#### [TASK BRIEF]
Your task is to reproduce, verbatim and without pictures, the lines from the opening of the listing through the line containing "from bokeh.resources import INLINE".

#### [DATASET CONTENT]
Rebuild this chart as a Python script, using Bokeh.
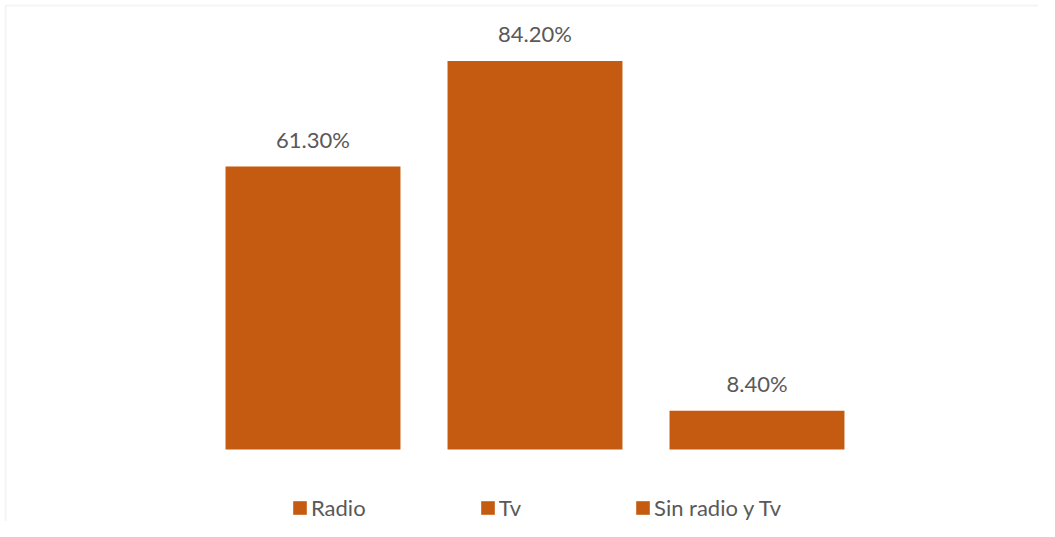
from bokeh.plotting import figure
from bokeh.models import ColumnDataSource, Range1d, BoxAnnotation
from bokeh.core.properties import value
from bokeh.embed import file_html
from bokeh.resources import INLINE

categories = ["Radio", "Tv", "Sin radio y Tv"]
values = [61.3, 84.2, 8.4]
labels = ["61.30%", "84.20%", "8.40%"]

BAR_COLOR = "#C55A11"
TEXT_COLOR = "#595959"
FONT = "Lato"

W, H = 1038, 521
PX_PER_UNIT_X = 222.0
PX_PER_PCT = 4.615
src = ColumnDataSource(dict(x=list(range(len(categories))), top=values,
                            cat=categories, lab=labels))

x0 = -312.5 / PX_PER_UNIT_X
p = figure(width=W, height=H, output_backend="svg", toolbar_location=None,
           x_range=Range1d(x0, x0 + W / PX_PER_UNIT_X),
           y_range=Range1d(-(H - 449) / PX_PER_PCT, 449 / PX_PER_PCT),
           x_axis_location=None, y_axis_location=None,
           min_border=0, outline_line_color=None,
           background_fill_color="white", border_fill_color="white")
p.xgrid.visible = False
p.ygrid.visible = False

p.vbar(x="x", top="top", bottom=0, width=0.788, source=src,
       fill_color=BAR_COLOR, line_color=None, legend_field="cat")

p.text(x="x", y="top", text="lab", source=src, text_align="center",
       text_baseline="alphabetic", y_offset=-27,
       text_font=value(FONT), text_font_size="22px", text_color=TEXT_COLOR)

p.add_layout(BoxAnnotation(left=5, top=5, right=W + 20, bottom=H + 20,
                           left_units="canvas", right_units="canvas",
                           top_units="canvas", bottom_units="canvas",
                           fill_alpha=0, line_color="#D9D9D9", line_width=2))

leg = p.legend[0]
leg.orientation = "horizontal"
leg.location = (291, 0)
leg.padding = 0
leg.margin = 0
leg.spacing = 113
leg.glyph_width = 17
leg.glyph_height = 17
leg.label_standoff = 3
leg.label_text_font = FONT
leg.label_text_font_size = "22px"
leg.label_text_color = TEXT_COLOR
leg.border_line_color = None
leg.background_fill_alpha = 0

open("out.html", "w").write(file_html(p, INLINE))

#### [ANSWER TO THIS PROBLEM]
Rebuild this chart as a Python script, using Bokeh.
from bokeh.plotting import figure
from bokeh.models import ColumnDataSource, Range1d, BoxAnnotation
from bokeh.core.properties import value
from bokeh.embed import file_html
from bokeh.resources import INLINE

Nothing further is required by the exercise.